Read every metric with its sample size: 0.92 over n = 4 is noise; over n = 400 it's a trend. And remember the headline is an average — averages hide the very failures you most want to see.
Evals aren't guardrails (a quick aside)
Worth separating two things people lump together. Guardrails act in real time — grounding by construction, screening prompts and responses for injection, data leakage, and harmful content — and they prevent. Evals measure. CI evals and live evals are both measurement; one runs offline against a fixed set, the other runs online against reality. This post is about that second split — but don't mistake either eval for a guardrail. Detection is not prevention.
What to improve: tuning evals over time
A first live-eval setup is an instrument you tune, not a box you check. Where the real work is:
- Baseline before you threshold. The "0.85 / 0.70" lines above are reasonable defaults, not universal truths. Run for a while, learn your system's normal, and alert on deviation from your own baseline. A drop from a steady 0.94 to 0.88 is a louder signal than sitting at a "passing" 0.86 forever.
- Calibrate the judge, and re-calibrate it. LLM-as-judge has bias and variance; it can be wrong. Periodically hand-label a sample and measure human/judge agreement. When they diverge, fix the rubric or change the judge — and re-calibrate whenever you swap the judge model, because you've changed your ruler.
- Watch deltas, not absolutes. The most actionable signal is movement after a change — a prompt edit, a model upgrade, new retrieval data. Alert on week-over-week regressions, not just static lines.
- Segment; don't average. One global score buries a regression in a single route or intent. Break metrics out by channel, intent, and user type.

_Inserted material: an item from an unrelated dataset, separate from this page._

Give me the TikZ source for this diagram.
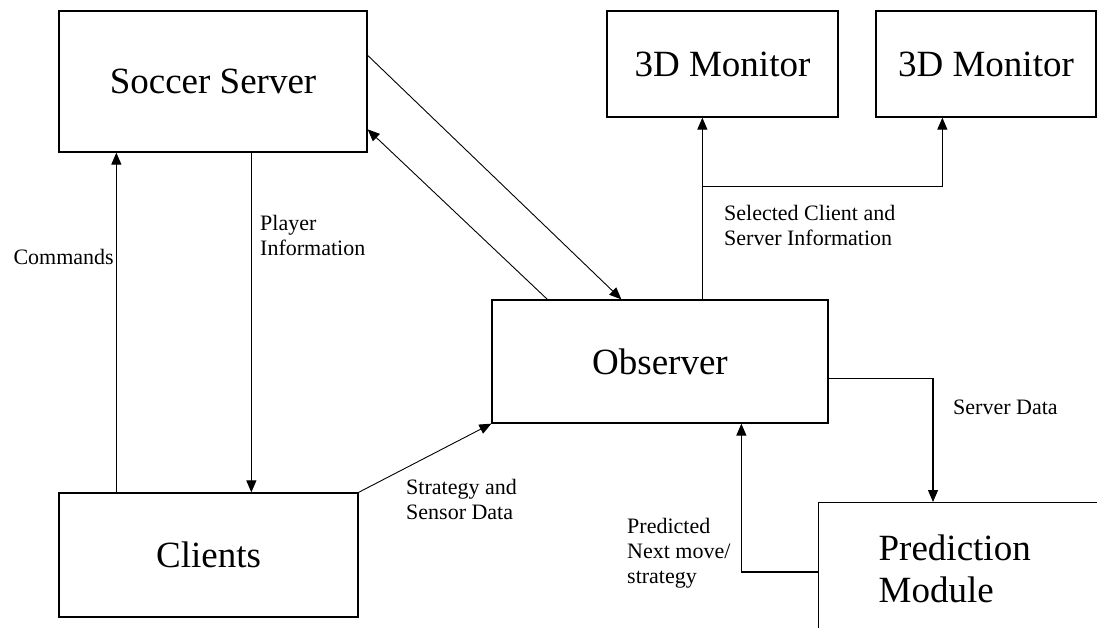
\documentclass[tikz,border=0pt]{standalone}
\usepackage{fontspec}
\setmainfont{Liberation Serif}
\usetikzlibrary{arrows.meta}

\tikzset{
    box/.style={draw, line width=1.3pt, inner sep=0pt,
        font=\fontsize{37}{42}\selectfont},
    lbl/.style={inner sep=0pt, align=left,
        font=\fontsize{22}{25}\selectfont},
    arr/.style={line width=1.1pt, -{Triangle[length=12pt,width=10pt]}},
    diag/.style={line width=0.9pt, -{Triangle[length=12pt,width=10pt]}}
}

\begin{document}
\begin{tikzpicture}[x=1pt, y=-1pt]
    \clip (0,0) rectangle (1097,628);
    \fill[white] (0,0) rectangle (1097,628);

    % The blocks
    \node[box, minimum width=308pt, minimum height=141pt] (server) at (213,81.5) {Soccer Server};
    \node[box, minimum width=299pt, minimum height=124pt] (clients) at (208.5,555) {Clients};
    \node[box, minimum width=336pt, minimum height=123pt] (observer) at (660,361.5) {Observer};
    \node[box, minimum width=231pt, minimum height=106pt] (monA) at (722.5,64) {3D Monitor};
    \node[box, minimum width=220pt, minimum height=106pt] (monB) at (986,64) {3D Monitor};
    \node[box, anchor=north west, inner xsep=60pt, text width=280pt, align=left,
        minimum height=132pt] (predict) at (818,502) {Prediction\\Module};

    % Server and clients
    \draw[arr] ([xshift=58pt]clients.north west) -- ([xshift=58pt]server.south west);
    \draw[arr] ([xshift=193pt]server.south west) -- ([xshift=193pt]clients.north west);

    % Server and observer
    \draw[diag] ([yshift=-45pt]server.north east) -- ([xshift=130pt]observer.north west);
    \draw[diag] ([xshift=56pt]observer.north west) -- ([yshift=-119pt]server.north east);
    \draw[diag] (clients.north east) -- (observer.south west);

    % Observer to the monitors
    \draw[arr] ([xshift=211pt]observer.north west) coordinate (tap) -- (tap |- monA.south);
    \coordinate (split) at ([yshift=113pt]tap);
    \draw[arr] (split) -| ([xshift=67pt]monB.south west);

    % Observer and prediction
    \draw[arr] ([yshift=-79pt]observer.north east) -| ([xshift=115pt]predict.north west);
    \draw[arr] ([yshift=-70pt]predict.north west) -| ([xshift=250pt]observer.south west);

    % Labels
    \node[lbl, anchor=east] (cmd) at (114,257) {Commands};
    \node[lbl, anchor=west] (pinfo) at (260,235.5) {Player\\Information};
    \node[lbl, anchor=west] (sdata) at (406,499.5) {Strategy and\\Sensor Data};
    \node[lbl, anchor=west] (sel) at (724,225.5) {Selected Client and\\Server Information};
    \node[lbl, anchor=west] (srv) at (953,407) {Server Data};
    \node[lbl, anchor=west] (pred) at (627,553.5) {Predicted\\Next move/\\strategy};
\end{tikzpicture}
\end{document}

- Grow a golden set from real failures. Every low-scoring or escalated turn becomes a regression test — which, neatly, flows your live findings back into your CI evals. The two layers feed each other: production teaches the test set what it was missing.
- Add task-specific measures as you learn them. Start with generic groundedness and safety; layer on citation precision/recall, tool-call correctness, refusal appropriateness, and latency SLOs as you discover what actually breaks.
- Mind cost and cadence. Judging every turn with a large model gets expensive. Sample (but stratify so rare, high-stakes paths stay covered), use a cheaper judge for routine traffic, and run scoring both on a schedule and on-demand so you're never blind right after a change.
- Close the loop, or don't bother. Low scores should drive prompt, retrieval, and fine-tuning fixes — and then you re-measure to confirm the number moved. A dashboard nobody acts on is theater.
When to tune, concretely: re-baseline after any model/prompt/retrieval change; trust a metric only once its sample size earns it; investigate any sustained delta; and add a new measure the first time production surprises you.
The lesson from that first agent
CI evals gate the door. Live evals watch the room. We'd built the gate and called it done — and for a while, between deploys, nobody was watching the room.
If your evals only run in the pipeline, you don't have an observability problem yet. You have one waiting. Capture real traffic, judge a sample of it continuously, and feed what you learn back into the gate. Then keep tuning the instrument — because the test set you wrote on day one already knows less than your users do.
This isn't so straight-forward, I know. I'm still trying to implement all of this, but I think it will be worth it.